Met de neutrale wagen ervoor werd het direct duidelijk hoe de koers zou verlopen: nerveus. Opschuiven was het sleutelwoord. Op de brede Emmer rondweg aangekomen was daar dan ook daadwerkelijk ruimte voor, en die zou ik pakken. Het waaide dan wel niet heel hard, maar als het op de kant zou gaan wou je in ieder geval voorin zitten. Dat gebeurde niet, toch bleek het geen slechte zet te zijn, want in de eerste haakse bocht naar rechts ging het eerste tiental renners er direct bij liggen. Op de smalle Drentse weggetjes lag het tempo hoog en de omloop van een kilometer of 30 was er klaar voor. Ik had het idee dat het de komende 20 kilometer allemaal niet heel spectaculair zou zijn en ik nam maar even de tijd om me terug te laten zakken naar de buik van het peloton. Behalve op de klinkers aan de overzijde van het parcours, op de beruchte limietweg waar het tempo goed opgevoerd werd, gebeurde er dan ook niet heel veel in de koers zelf. Er waren vooraan enkele pogingen om weg te rijden, onder andere oud KV’er Arjen Douma probeerde het nog, maar het was allemaal kansloos. Er zou gesprint worden en het was dan ook een kwestie van wachten op de finale.

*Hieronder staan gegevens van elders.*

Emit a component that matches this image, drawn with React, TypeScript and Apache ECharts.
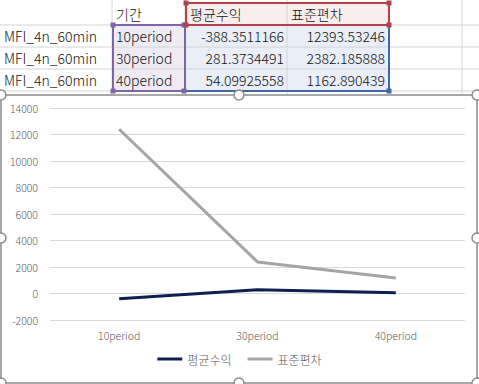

“De tweede keer Limietweg, daar gaat het gebeuren: schreeuwt Jesse. We zaten met z’n drieën bij elkaar te wachten op de tempo versnelling voorin. Voor Jesse, die uit de regio komt, was dit een thuiswedstrijd. Hij deelde zijn parcourskennis dan ook met Koen en mij en dat maakte de koers een stukje makkelijker. Stuiterend over de slecht aangelegde klinkers, opschuiven waar dat nog kon, en hopen dat die verrekte Limietweg zo voorbij was raak ik de andere twee kwijt. “Oké, ik hang er nog aan en nu door” denk ik. We draaien terug naar Emmen, op de smalle landweggetjes met de wind licht van voren is het een nerveus gemier waarbij iedereen naar voren wil bewegen en niemand elkaar wat gunt. Hierbij vallen de nodige slachtoffers, als ik Koen weer zie, hoor ik dat Jesse ook één van de ongelukkigen was die het asfalt mocht knuffelen. Het lijkt een eeuwigheid te duren voordat we de ringweg weer opdraaien. Ik probeer uit de bocht naar voren te rijden, met m’n neus in de wind valt het niet meer stil. Links en rechts komen ze me voorbij en het is een kwestie van aanhaken en hopen dat je niet weggedrukt wordt. Dit bleek tevens m’n laatste energie te zijn, balen, dan maar proberen m’n positie te handhaven. Terug de wielerbaan opdraaiend, zit Koen nog wel aardig van voren, klaar voor de sprint. Het gaat hard, zo hard dat een groep van een man of 10 besluit er bij te gaan liggen in de laatste bocht. Met een sprint waarbij Harko Kievit voor de derde keer op rij wint, is het gedaan. Koen rijdt naar een verdienstelijke 40e plek en ik ben zelf erg tevreden met het feit dat ik m’n eerste “echte” wedstrijd uitgereden heb zonder op achterstand te raken! Jesse had minder geluk, en duidelijk balend komt die even later over de finish gelopen. “Ook nog lek” zegt die, daar had meer in gezeten, zonde.

Vol goede moed en uitkijkend naar de volgende races, rijden we weg uit Emmen. Daar waar na een grauwe ochtend een voorzichtig zonnetje door begint te breken.